» Data rows
★ ★ ★ ★ ★ ★ ★

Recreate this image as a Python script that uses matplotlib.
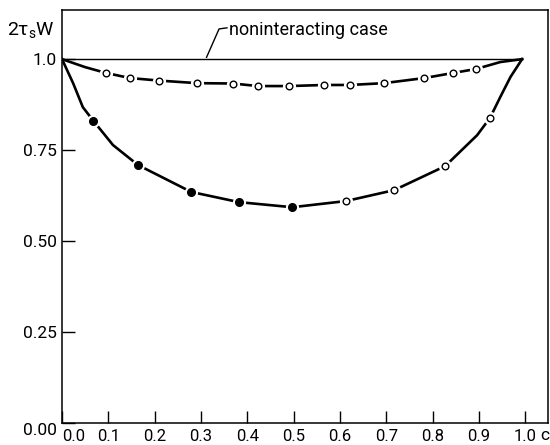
import matplotlib.pyplot as plt

plt.rcParams['font.family'] = ['Roboto', 'DejaVu Sans']

# upper curve (open circles)
upper_c = [0.095, 0.147, 0.210, 0.292, 0.369, 0.423, 0.490, 0.566, 0.622, 0.695, 0.782, 0.844, 0.894]
upper_w = [0.962, 0.948, 0.941, 0.934, 0.933, 0.926, 0.926, 0.929, 0.929, 0.934, 0.948, 0.962, 0.973]

# lower curve: filled circles then open circles
lower_fill_c = [0.068, 0.164, 0.279, 0.382, 0.497]
lower_fill_w = [0.830, 0.709, 0.635, 0.607, 0.593]
lower_open_c = [0.613, 0.717, 0.827, 0.924]
lower_open_w = [0.610, 0.640, 0.706, 0.839]

# unmarked points
upper_extra_c = [0.0, 0.050, 0.946, 0.993]
upper_extra_w = [1.0, 0.978, 0.992, 1.0]
lower_extra_c = [0.0, 0.024, 0.045, 0.110, 0.896, 0.946, 0.968, 0.993]
lower_extra_w = [1.0, 0.934, 0.868, 0.764, 0.791, 0.896, 0.951, 1.0]

# noninteracting case
free_c = [0.0, 0.993]
free_w = [1.0, 1.0]

xticks = [0.0, 0.1, 0.2, 0.3, 0.4, 0.5, 0.6, 0.7, 0.8, 0.9, 1.0]
xticklabels = ["0.0", "0.1", "0.2", "0.3", "0.4", "0.5", "0.6", "0.7", "0.8", "0.9", "1.0"]
yticks = [0.0, 0.25, 0.5, 0.75, 1.0]
yticklabels = ["0.00", "0.25", "0.50", "0.75", "1.0"]


def merge(*pairs):
    pts = sorted(p for cs, ws in pairs for p in zip(cs, ws))
    return [p[0] for p in pts], [p[1] for p in pts]


fig = plt.figure(figsize=(5.5, 4.45), dpi=100)
ax = fig.add_axes([0.1127, 0.0494, 0.8837, 0.9281])

ax.plot(free_c, free_w, color='black', lw=1.0)

up_c, up_w = merge((upper_c, upper_w), (upper_extra_c, upper_extra_w))
lo_c, lo_w = merge((lower_fill_c, lower_fill_w), (lower_open_c, lower_open_w),
                   (lower_extra_c, lower_extra_w))
ax.plot(up_c, up_w, color='black', lw=1.9, solid_joinstyle='round')
ax.plot(lo_c, lo_w, color='black', lw=1.9, solid_joinstyle='round')

# white halo so the line breaks around each marker
for cs, ws in [(upper_c, upper_w), (lower_fill_c, lower_fill_w), (lower_open_c, lower_open_w)]:
    ax.plot(cs, ws, 'o', ms=8.5, mfc='white', mec='white', zorder=3)

ax.plot(upper_c, upper_w, 'o', ms=4.8, mfc='white', mec='black', mew=1.0, zorder=4)
ax.plot(lower_open_c, lower_open_w, 'o', ms=4.8, mfc='white', mec='black', mew=1.0, zorder=4)
ax.plot(lower_fill_c, lower_fill_w, 'o', ms=5.5, mfc='black', mec='black', zorder=4)

# annotation with leader
ax.plot([0.312, 0.339, 0.356], [1.005, 1.083, 1.086], color='black', lw=1.0)
ax.text(0.360, 1.079, "noninteracting case", fontsize=13, va='center', ha='left')

ax.set_xlim(0, 1.049)
ax.set_ylim(0, 1.135)
ax.set_xticks(xticks)
ax.set_xticklabels(xticklabels)
ax.set_yticks(yticks)
ax.set_yticklabels(yticklabels)
ax.tick_params(direction='in', length=9, width=1.0, labelsize=12.5, pad=4)
ax.tick_params(axis='x', pad=4, labelsize=12)
ax.get_xticklabels()[0].set_horizontalalignment('left')
ax.get_yticklabels()[0].set_verticalalignment('top')
for s in ax.spines.values():
    s.set_linewidth(1.1)

fig.text(0.012, 0.93, "2τ$_\\mathregular{s}$W", fontsize=14, va='center', ha='left')
fig.text(0.983, 0.022, "c", fontsize=12.5, va='center', ha='left')

fig.savefig("out.png", dpi=100)
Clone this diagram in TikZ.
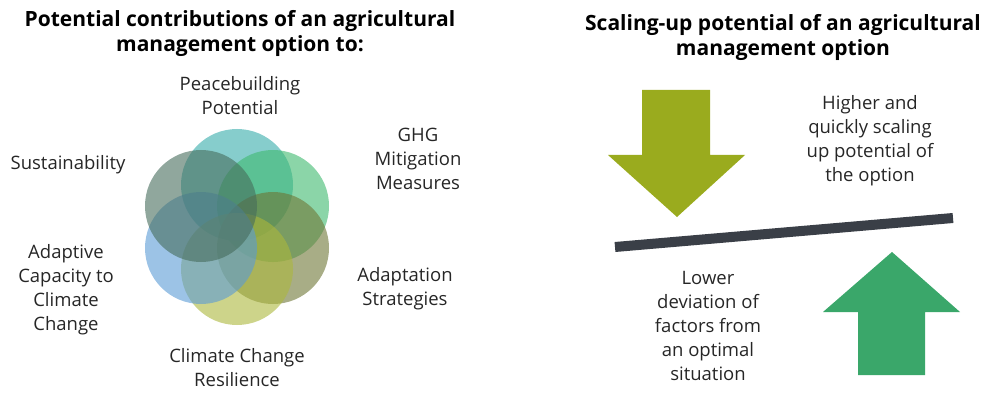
\documentclass[tikz,border=0pt]{standalone}
\usepackage{fontspec}
\setmainfont{Open Sans}
\usepackage{xcolor}
\usetikzlibrary{positioning}

\definecolor{petalteal}{HTML}{35ACAA}
\definecolor{petalgreen}{HTML}{3EB96E}
\definecolor{petalolive}{HTML}{6E7635}
\definecolor{petalyellow}{HTML}{ACB73C}
\definecolor{petalblue}{HTML}{5A9BD5}
\definecolor{petalgrey}{HTML}{466C5C}
\definecolor{downarrow}{HTML}{9AAB1E}
\definecolor{uparrow}{HTML}{3AA76A}
\definecolor{balance}{HTML}{3A3F47}
\definecolor{txt}{HTML}{262626}

\begin{document}
\begin{tikzpicture}[x=1pt,y=-1pt,
	petal/.style={circle, minimum size=112pt, inner sep=0pt, fill opacity=0.6},
	lbl/.style={align=center, text=txt, font=\fontsize{18.5}{24}\selectfont},
	ttl/.style={align=center, font=\fontsize{21}{25}\selectfont\bfseries}]
	%\draw[help lines] (0,0) grid (988,393);
	\useasboundingbox (0,0) rectangle (988,393);
	
	% titles
	\node[ttl] (lefttitle) at (240,33) {Potential contributions of an agricultural\\management option to:};
	\node[ttl] (righttitle) at (783,37) {Scaling-up potential of an agricultural\\management option};
	
	% petals
	\node[petal, fill=petalteal]   (peace)  at (237,185) {};
	\node[petal, fill=petalgreen]  (ghg)    at (273,206) {};
	\node[petal, fill=petalolive]  (adapt)  at (273,248) {};
	\node[petal, fill=petalyellow] (resil)  at (237,269) {};
	\node[petal, fill=petalblue]   (capac)  at (201,248) {};
	\node[petal, fill=petalgrey]   (sust)   at (201,206) {};
	
	% petal labels
	\node[lbl] (peacetext) at (240,96)  {Peacebuilding\\Potential};
	\node[lbl] (ghgtext)   at (418,159) {GHG\\Mitigation\\Measures};
	\node[lbl] (susttext)  at (68,165)  {Sustainability};
	\node[lbl] (capactext) at (66,290)  {Adaptive\\Capacity to\\Climate\\Change};
	\node[lbl] (adapttext) at (405,289) {Adaptation\\Strategies};
	\node[lbl] (resiltext) at (237,368) {Climate Change\\Resilience};
	
	% balance
	\coordinate (barleft)  at (615,247);
	\coordinate (barright) at (953,218);
	\draw[line width=10pt, balance] (barleft) -- (barright);
	
	\fill[downarrow] (642,90) -- (710,90) -- (710,155) -- (745,155) -- (677,217)
		-- (608,155) -- (642,155) -- cycle;
	\fill[uparrow] (858,375) -- (925,375) -- (925,312) -- (960,312) -- (892,252)
		-- (823,312) -- (858,312) -- cycle;
	
	\node[lbl] (highertext) at (870,141) {Higher and\\quickly scaling\\up potential of\\the option};
	\node[lbl] (lowertext)  at (708,326) {Lower\\deviation of\\factors from\\an optimal\\situation};
	
\end{tikzpicture}
\end{document}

★ ★ ★ ★ ★ ★ ★

» Exercise directions
Write out the material above once more, exactly as it reads, with no pictures.

» Written response
Recreate this image as a Python script that uses matplotlib.
import matplotlib.pyplot as plt

plt.rcParams['font.family'] = ['Roboto', 'DejaVu Sans']

# upper curve (open circles)
upper_c = [0.095, 0.147, 0.210, 0.292, 0.369, 0.423, 0.490, 0.566, 0.622, 0.695, 0.782, 0.844, 0.894]
upper_w = [0.962, 0.948, 0.941, 0.934, 0.933, 0.926, 0.926, 0.929, 0.929, 0.934, 0.948, 0.962, 0.973]

# lower curve: filled circles then open circles
lower_fill_c = [0.068, 0.164, 0.279, 0.382, 0.497]
lower_fill_w = [0.830, 0.709, 0.635, 0.607, 0.593]
lower_open_c = [0.613, 0.717, 0.827, 0.924]
lower_open_w = [0.610, 0.640, 0.706, 0.839]

# unmarked points
upper_extra_c = [0.0, 0.050, 0.946, 0.993]
upper_extra_w = [1.0, 0.978, 0.992, 1.0]
lower_extra_c = [0.0, 0.024, 0.045, 0.110, 0.896, 0.946, 0.968, 0.993]
lower_extra_w = [1.0, 0.934, 0.868, 0.764, 0.791, 0.896, 0.951, 1.0]

# noninteracting case
free_c = [0.0, 0.993]
free_w = [1.0, 1.0]

xticks = [0.0, 0.1, 0.2, 0.3, 0.4, 0.5, 0.6, 0.7, 0.8, 0.9, 1.0]
xticklabels = ["0.0", "0.1", "0.2", "0.3", "0.4", "0.5", "0.6", "0.7", "0.8", "0.9", "1.0"]
yticks = [0.0, 0.25, 0.5, 0.75, 1.0]
yticklabels = ["0.00", "0.25", "0.50", "0.75", "1.0"]


def merge(*pairs):
    pts = sorted(p for cs, ws in pairs for p in zip(cs, ws))
    return [p[0] for p in pts], [p[1] for p in pts]


fig = plt.figure(figsize=(5.5, 4.45), dpi=100)
ax = fig.add_axes([0.1127, 0.0494, 0.8837, 0.9281])

ax.plot(free_c, free_w, color='black', lw=1.0)

up_c, up_w = merge((upper_c, upper_w), (upper_extra_c, upper_extra_w))
lo_c, lo_w = merge((lower_fill_c, lower_fill_w), (lower_open_c, lower_open_w),
                   (lower_extra_c, lower_extra_w))
ax.plot(up_c, up_w, color='black', lw=1.9, solid_joinstyle='round')
ax.plot(lo_c, lo_w, color='black', lw=1.9, solid_joinstyle='round')

# white halo so the line breaks around each marker
for cs, ws in [(upper_c, upper_w), (lower_fill_c, lower_fill_w), (lower_open_c, lower_open_w)]:
    ax.plot(cs, ws, 'o', ms=8.5, mfc='white', mec='white', zorder=3)

ax.plot(upper_c, upper_w, 'o', ms=4.8, mfc='white', mec='black', mew=1.0, zorder=4)
ax.plot(lower_open_c, lower_open_w, 'o', ms=4.8, mfc='white', mec='black', mew=1.0, zorder=4)
ax.plot(lower_fill_c, lower_fill_w, 'o', ms=5.5, mfc='black', mec='black', zorder=4)

# annotation with leader
ax.plot([0.312, 0.339, 0.356], [1.005, 1.083, 1.086], color='black', lw=1.0)
ax.text(0.360, 1.079, "noninteracting case", fontsize=13, va='center', ha='left')

ax.set_xlim(0, 1.049)
ax.set_ylim(0, 1.135)
ax.set_xticks(xticks)
ax.set_xticklabels(xticklabels)
ax.set_yticks(yticks)
ax.set_yticklabels(yticklabels)
ax.tick_params(direction='in', length=9, width=1.0, labelsize=12.5, pad=4)
ax.tick_params(axis='x', pad=4, labelsize=12)
ax.get_xticklabels()[0].set_horizontalalignment('left')
ax.get_yticklabels()[0].set_verticalalignment('top')
for s in ax.spines.values():
    s.set_linewidth(1.1)

fig.text(0.012, 0.93, "2τ$_\\mathregular{s}$W", fontsize=14, va='center', ha='left')
fig.text(0.983, 0.022, "c", fontsize=12.5, va='center', ha='left')

fig.savefig("out.png", dpi=100)
Clone this diagram in TikZ.
\documentclass[tikz,border=0pt]{standalone}
\usepackage{fontspec}
\setmainfont{Open Sans}
\usepackage{xcolor}
\usetikzlibrary{positioning}

\definecolor{petalteal}{HTML}{35ACAA}
\definecolor{petalgreen}{HTML}{3EB96E}
\definecolor{petalolive}{HTML}{6E7635}
\definecolor{petalyellow}{HTML}{ACB73C}
\definecolor{petalblue}{HTML}{5A9BD5}
\definecolor{petalgrey}{HTML}{466C5C}
\definecolor{downarrow}{HTML}{9AAB1E}
\definecolor{uparrow}{HTML}{3AA76A}
\definecolor{balance}{HTML}{3A3F47}
\definecolor{txt}{HTML}{262626}

\begin{document}
\begin{tikzpicture}[x=1pt,y=-1pt,
	petal/.style={circle, minimum size=112pt, inner sep=0pt, fill opacity=0.6},
	lbl/.style={align=center, text=txt, font=\fontsize{18.5}{24}\selectfont},
	ttl/.style={align=center, font=\fontsize{21}{25}\selectfont\bfseries}]
	%\draw[help lines] (0,0) grid (988,393);
	\useasboundingbox (0,0) rectangle (988,393);
	
	% titles
	\node[ttl] (lefttitle) at (240,33) {Potential contributions of an agricultural\\management option to:};
	\node[ttl] (righttitle) at (783,37) {Scaling-up potential of an agricultural\\management option};
	
	% petals
	\node[petal, fill=petalteal]   (peace)  at (237,185) {};
	\node[petal, fill=petalgreen]  (ghg)    at (273,206) {};
	\node[petal, fill=petalolive]  (adapt)  at (273,248) {};
	\node[petal, fill=petalyellow] (resil)  at (237,269) {};
	\node[petal, fill=petalblue]   (capac)  at (201,248) {};
	\node[petal, fill=petalgrey]   (sust)   at (201,206) {};
	
	% petal labels
	\node[lbl] (peacetext) at (240,96)  {Peacebuilding\\Potential};
	\node[lbl] (ghgtext)   at (418,159) {GHG\\Mitigation\\Measures};
	\node[lbl] (susttext)  at (68,165)  {Sustainability};
	\node[lbl] (capactext) at (66,290)  {Adaptive\\Capacity to\\Climate\\Change};
	\node[lbl] (adapttext) at (405,289) {Adaptation\\Strategies};
	\node[lbl] (resiltext) at (237,368) {Climate Change\\Resilience};
	
	% balance
	\coordinate (barleft)  at (615,247);
	\coordinate (barright) at (953,218);
	\draw[line width=10pt, balance] (barleft) -- (barright);
	
	\fill[downarrow] (642,90) -- (710,90) -- (710,155) -- (745,155) -- (677,217)
		-- (608,155) -- (642,155) -- cycle;
	\fill[uparrow] (858,375) -- (925,375) -- (925,312) -- (960,312) -- (892,252)
		-- (823,312) -- (858,312) -- cycle;
	
	\node[lbl] (highertext) at (870,141) {Higher and\\quickly scaling\\up potential of\\the option};
	\node[lbl] (lowertext)  at (708,326) {Lower\\deviation of\\factors from\\an optimal\\situation};
	
\end{tikzpicture}
\end{document}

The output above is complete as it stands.